Typically, when one starts to read a review about an album or band they expect to hear a long, well-worded paragraph about the history and information about the band. If that is what you are looking for here, I am sorry but you are going to be very disappointed; not because I, your humble writer of this review, do not have the time or not because I do not have the ambition to tell you about Cute Is What We Aim For’s history. No, I am not going to because frankly there is nothing to tell. Cute Is What We Aim For has no history despite having two albums out; they are not controversial nor are they from an interesting background. They are a bland power-pop band, that are much more cliché pop than power. Unfortunately this packaged and branded style of music comes in two parts, the first was the band’s debut album,
The Same Old Blood Rush With A New Touch, which displayed average musical talent at best. Part two comes as the bands sophomore release,
Rotation, which was somehow a mile and a half worse than the previous, this is to bad for the band because their debut was no work of art to begin with. Maybe musical talent is not what the band was after at all though, I bet ‘cute’ is what they really aim for.
If only you readers could have been there…when I finally got my copy of
Rotation, my fingers shaking with excitement as I slowly trace the beautiful butterfly figure on the cover, I look close and notice that the butterfly is shaped by a bunch of seemingly random and pointless images, but I pay no attention to that.
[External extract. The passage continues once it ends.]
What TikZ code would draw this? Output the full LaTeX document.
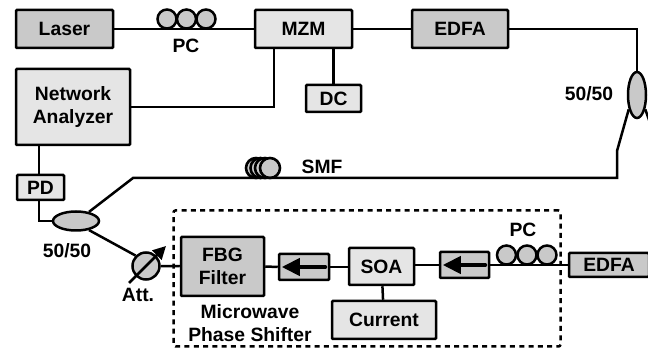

I ignore the mediocre artwork, as I am too excited to hear what magnificent music awaits my ears in this album…that is not all what happened, but that’s beside the point…I clumsily opened the case and placed the disk in the player. As the album begins playing, this is what I hear the first single, “Practice Makes Perfect” begin. The weak electric guitar attempts to start things with a really dreamy feel too it, but ultimately fails as no emotion is conveyed at all, even the lead singer, Shaant Hacikyan, fails to make any movement with his nasally vocals that flow very roughly through the song and the nonexistent chorus. The only thing this song is good for is to have featured on the MTV reality show, The Hills, which is exactly where it made its debut. A horrible song paralleled by an equally ***ty television program, at least Cute Is What We Aim For knows their place.
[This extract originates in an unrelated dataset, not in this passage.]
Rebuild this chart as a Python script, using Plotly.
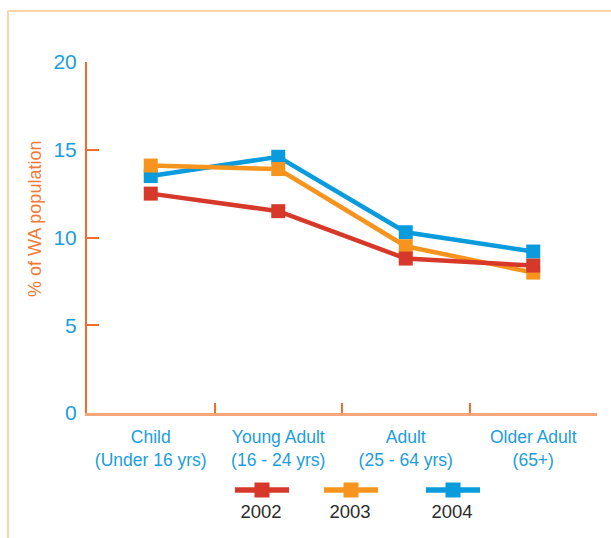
import plotly.graph_objects as go

# Share of the WA population, by age group and year
categories = ["Child<br>(Under 16 yrs)", "Young Adult<br>(16 - 24 yrs)",
              "Adult<br>(25 - 64 yrs)", "Older Adult<br>(65+)"]
years = ["2002", "2003", "2004"]
values_2002 = [12.5, 11.5, 8.8, 8.4]
values_2003 = [14.1, 13.9, 9.5, 8.0]
values_2004 = [13.5, 14.6, 10.3, 9.2]
y_ticks = [0, 5, 10, 15, 20]

series_values = {"2002": values_2002, "2003": values_2003, "2004": values_2004}
colors = {"2002": "#d6392a", "2003": "#f7941d", "2004": "#0a9bdc"}

W, H = 611, 538
BLUE_TXT = "#1b9ddf"
AXIS_ORANGE = "#f26d2b"
AXIS_LIGHT = "#f6a679"
SANS = "Liberation Sans, Arial, sans-serif"

fig = go.Figure()

# draw 2004 first so the earlier years sit on top
for yr in reversed(years):
    fig.add_trace(go.Scatter(
        x=categories, y=series_values[yr], name=yr,
        mode="lines+markers",
        line=dict(color=colors[yr], width=4.5),
        marker=dict(symbol="square", size=14, color=colors[yr]),
        showlegend=False, xaxis="x", yaxis="y",
    ))

# custom legend: line sample with marker, year written underneath
legend_centers = {"2002": 262, "2003": 351, "2004": 453}
legend_line_y, legend_text_y, half_len = 490, 513, 27
for yr in years:
    cx = legend_centers[yr]
    fig.add_trace(go.Scatter(
        x=[cx - half_len, cx + half_len], y=[legend_line_y, legend_line_y],
        mode="lines", line=dict(color=colors[yr], width=5.5),
        showlegend=False, hoverinfo="skip", xaxis="x2", yaxis="y2"))
    fig.add_trace(go.Scatter(
        x=[cx], y=[legend_line_y], mode="markers",
        marker=dict(symbol="square", size=15, color=colors[yr]),
        showlegend=False, hoverinfo="skip", xaxis="x2", yaxis="y2"))
    fig.add_trace(go.Scatter(
        x=[cx - 1], y=[legend_text_y], mode="text", text=[yr],
        textfont=dict(family=SANS, size=18.5, color="#2b2b2b"),
        showlegend=False, hoverinfo="skip", xaxis="x2", yaxis="y2"))

fig.update_layout(
    width=W, height=H, autosize=False,
    margin=dict(l=0, r=0, t=0, b=0),
    paper_bgcolor="white", plot_bgcolor="rgba(0,0,0,0)",
    xaxis=dict(
        domain=[87 / W, 597 / W], type="category", range=[-0.5, 3.5],
        tickson="boundaries", ticks="inside", ticklen=10, tickwidth=1.5,
        tickcolor=AXIS_ORANGE, showline=True, linecolor=AXIS_LIGHT, linewidth=2.5,
        showgrid=False, zeroline=False, tickangle=0, automargin=False,
        tickfont=dict(family=SANS, size=17.5, color=BLUE_TXT),
        ticklabelstandoff=6,
        anchor="y",
    ),
    yaxis=dict(
        domain=[(H - 413) / H, (H - 62) / H], range=[0, 20],
        tickvals=y_ticks, ticks="inside", ticklen=12, tickwidth=1.5,
        tickcolor=AXIS_ORANGE, showline=True, linecolor=AXIS_ORANGE, linewidth=2,
        showgrid=False, zeroline=False, automargin=False,
        tickfont=dict(family=SANS, size=21, color=BLUE_TXT),
        ticklabelstandoff=4,
        anchor="x",
    ),
    xaxis2=dict(domain=[0, 1], range=[0, W], visible=False, anchor="y2"),
    yaxis2=dict(domain=[0, 1], range=[H, 0], visible=False, anchor="x2"),
    annotations=[dict(
        text="% of WA population", textangle=-90,
        x=35, y=219, xref="x2", yref="y2", showarrow=False,
        font=dict(family=SANS, size=18, color="#f07a36"),
    )],
    shapes=[
        dict(type="line", xref="x2", yref="y2", x0=8, y0=11, x1=W, y1=11,
             line=dict(color="#fcd3a6", width=2)),
        dict(type="line", xref="x2", yref="y2", x0=8, y0=11, x1=8, y1=H,
             line=dict(color="#fcd3a6", width=2)),
    ],
)

fig.write_html("out.html")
After “Practice Makes Perfect” finally draws to a close, the listener of
Rotation is greeted by a completely out of place laughing of a child, and this starts off the song “Doctor.” This song is probably the only decent song on
Rotation, but that’s still not saying much as it is still weak. The only plus it has is the guitar work that is a vast improvement from the previous song. Singing about things like “being your doctor” and “being your cure” is an overused and meaningless subject though that just makes me wonder what exactly the message behind this song is. Why would I want you to be my doctor? My cure for what? This is the last thing that you will be thinking about though when “Navigate Me” begins, then only that this song conveys is child molestation. With excessive amounts of drumming and extra noises cannot hide the repeated line “This is where we both get scared/Navigate me through your body/I love the way you dive upon me,” lyrics oddly sexual for a band that is targeted towards young teens. I guess it makes them feel rebellious.
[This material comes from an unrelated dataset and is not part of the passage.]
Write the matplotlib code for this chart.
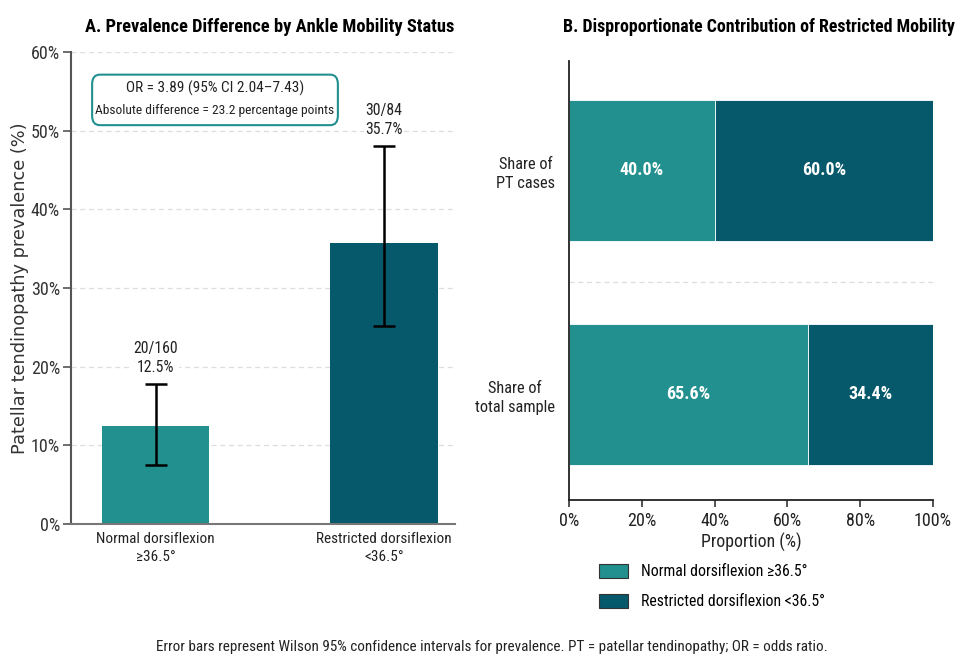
import matplotlib
matplotlib.use("Agg")
import matplotlib.pyplot as plt
from matplotlib import font_manager
from matplotlib.patches import Patch, FancyBboxPatch

# ---- data ----
groups = ["Normal dorsiflexion\n≥36.5°", "Restricted dorsiflexion\n<36.5°"]
prevalence = [12.5, 35.7]
ci_low = [7.5, 25.2]
ci_high = [17.8, 48.0]
counts = ["20/160", "30/84"]

share_cats = ["Share of\ntotal sample", "Share of\nPT cases"]
share_normal = [65.6, 40.0]
share_restricted = [34.4, 60.0]
legend_labels = ["Normal dorsiflexion ≥36.5°", "Restricted dorsiflexion <36.5°"]

left_ticks = [0, 10, 20, 30, 40, 50, 60]
right_ticks = [0, 20, 40, 60, 80, 100]

# ---- fonts ----
avail = {f.name for f in font_manager.fontManager.ttflist}
fam = "Roboto"
for c in ["Liberation Sans Narrow", "Arial Narrow", "Roboto Condensed", "PT Sans Narrow",
          "Asap Condensed", "Barlow Semi Condensed"]:
    if c in avail:
        fam = c
        break
plt.rcParams["font.family"] = [fam, "DejaVu Sans"]

C_LIGHT = "#21908f"
C_DARK = "#06586b"
W, H = 956, 655
fig = plt.figure(figsize=(W / 100, H / 100), dpi=100)
fig.patch.set_facecolor("white")

def rect(x0, y0, x1, y1):
    return [x0 / W, 1 - y1 / H, (x1 - x0) / W, (y1 - y0) / H]

# ---- panel A ----
ax = fig.add_axes(rect(71, 52, 455, 524))
x = [0, 1]
yerr = [[p - l for p, l in zip(prevalence, ci_low)], [h - p for p, h in zip(prevalence, ci_high)]]
ax.bar(x, prevalence, width=0.47, color=[C_LIGHT, C_DARK], zorder=2)
ax.errorbar(x, prevalence, yerr=yerr, fmt="none", ecolor="black", elinewidth=1.8,
            capsize=8, capthick=1.8, zorder=3)
for xi, h, c, p in zip(x, ci_high, counts, prevalence):
    ax.text(xi, h + 1.2, f"{c}\n{p:.1f}%", ha="center", va="bottom", fontsize=11.3,
            color="#222222", linespacing=1.3, zorder=4,
            bbox=dict(facecolor="white", edgecolor="none", pad=1))
ax.set_xlim(-0.37, 1.31)
ax.set_ylim(0, 60)
ax.set_yticks(left_ticks)
ax.set_yticklabels([f"{t}%" for t in left_ticks], fontsize=13, color="#333333")
ax.set_xticks(x)
ax.set_xticklabels(groups, fontsize=11, color="#222222", linespacing=1.35)
ax.tick_params(axis="x", length=0, pad=6)
ax.tick_params(axis="y", length=6, width=1.2, color="#555555", pad=2)
ax.grid(axis="y", linestyle=(0, (4, 3)), color="#dddddd", linewidth=0.9, zorder=0)
ax.set_axisbelow(True)
for s in ["top", "right"]:
    ax.spines[s].set_visible(False)
ax.spines["left"].set_color("#555555")
ax.spines["left"].set_linewidth(1.5)
ax.spines["bottom"].set_color("#777777")
ax.spines["bottom"].set_linewidth(1.5)
ax.set_ylabel("Patellar tendinopathy prevalence (%)", fontsize=12.8, color="#333333",
              family="DejaVu Sans")
ax.yaxis.set_label_coords(-0.11, 0.5)
ax.text(0.375, 0.922, "OR = 3.89 (95% CI 2.04–7.43)",
        transform=ax.transAxes, ha="center", va="center", fontsize=11, color="#222222")
ax.text(0.375, 0.876, "Absolute difference = 23.2 percentage points",
        transform=ax.transAxes, ha="center", va="center", fontsize=9.7, color="#222222")
box = FancyBboxPatch((0.06, 0.85), 0.63, 0.097, boxstyle="round,pad=0.005,rounding_size=0.02",
                     transform=ax.transAxes, facecolor="white", edgecolor=C_LIGHT,
                     linewidth=1.5, zorder=1)
ax.add_patch(box)

# ---- panel B ----
bx = fig.add_axes(rect(569, 61, 933, 500))
yy = [0, 1]
bx.barh(yy, share_normal, height=0.63, color=C_LIGHT, edgecolor="white", linewidth=0.6, zorder=2)
bx.barh(yy, share_restricted, left=share_normal, height=0.63, color=C_DARK,
        edgecolor="white", linewidth=0.6, zorder=2)
for yi, a, b in zip(yy, share_normal, share_restricted):
    bx.text(a / 2, yi, f"{a:.1f}%", ha="center", va="center", color="white",
            fontsize=13, fontweight="bold", zorder=3)
    bx.text(a + b / 2, yi, f"{b:.1f}%", ha="center", va="center", color="white",
            fontsize=13, fontweight="bold", zorder=3)
bx.axhline(0.5, linestyle=(0, (4, 3)), color="#dddddd", linewidth=0.9, zorder=0)
bx.set_xlim(0, 100)
bx.set_ylim(-0.473, 1.487)
bx.set_yticks(yy)
bx.set_yticklabels(share_cats, fontsize=11.8, color="#222222", multialignment="center",
                   linespacing=1.4)
bx.tick_params(axis="y", length=0, pad=10)
bx.set_xticks(right_ticks)
bx.set_xticklabels([f"{t}%" for t in right_ticks], fontsize=13, color="#222222")
bx.tick_params(axis="x", length=5, width=1.2, color="#333333")
for s in ["top", "right"]:
    bx.spines[s].set_visible(False)
for s in ["left", "bottom"]:
    bx.spines[s].set_color("#222222")
    bx.spines[s].set_linewidth(1.3)
bx.set_xlabel("Proportion (%)", fontsize=12.8, color="#222222", labelpad=2)
handles = [Patch(facecolor=C_LIGHT, edgecolor="#333333", linewidth=0.8),
           Patch(facecolor=C_DARK, edgecolor="#333333", linewidth=0.8)]
fig.legend(handles, legend_labels, loc="upper left", bbox_to_anchor=(599 / W, 1 - 564 / H),
           frameon=False, fontsize=11.3, handlelength=1.85, handleheight=0.95,
           labelspacing=0.95, handletextpad=0.85, borderpad=0, borderaxespad=0)

# ---- titles & footnote ----
fig.text(270 / W, 1 - 27 / H, "A. Prevalence Difference by Ankle Mobility Status",
         ha="center", va="center", fontsize=13.3, fontweight="bold")
fig.text(955 / W, 1 - 27 / H, "B. Disproportionate Contribution of Restricted Mobility",
         ha="right", va="center", fontsize=12.9, fontweight="bold")
fig.text(492 / W, 1 - 647 / H,
         "Error bars represent Wilson 95% confidence intervals for prevalence. PT = patellar tendinopathy; OR = odds ratio.",
         ha="center", va="center", fontsize=10.9, color="#222222")

fig.savefig("out.png", dpi=100, facecolor="white")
Rotation makes me question a lot of things like, what is this or that song about? Or why the hell am I listening to this? When it really comes down too it though this album is really nothingness, there is no emotion or a meaning behind it all, the band obviously did not pure their heart and soul into this like they should as every song is lazy and just plain background noise. They even wasted time to include a forty-two second song called “Untitled” with no music, just vocals and an irritating clicking noise. Regardless, whatever the band was aim for, they failed, they are not cute nor are they good musically in anyway. Maybe more slack would be given if this had been their debut album, but the fact that this is the bands sophomore effort makes Cute Is What We Aim For irrelevant in every way they can be.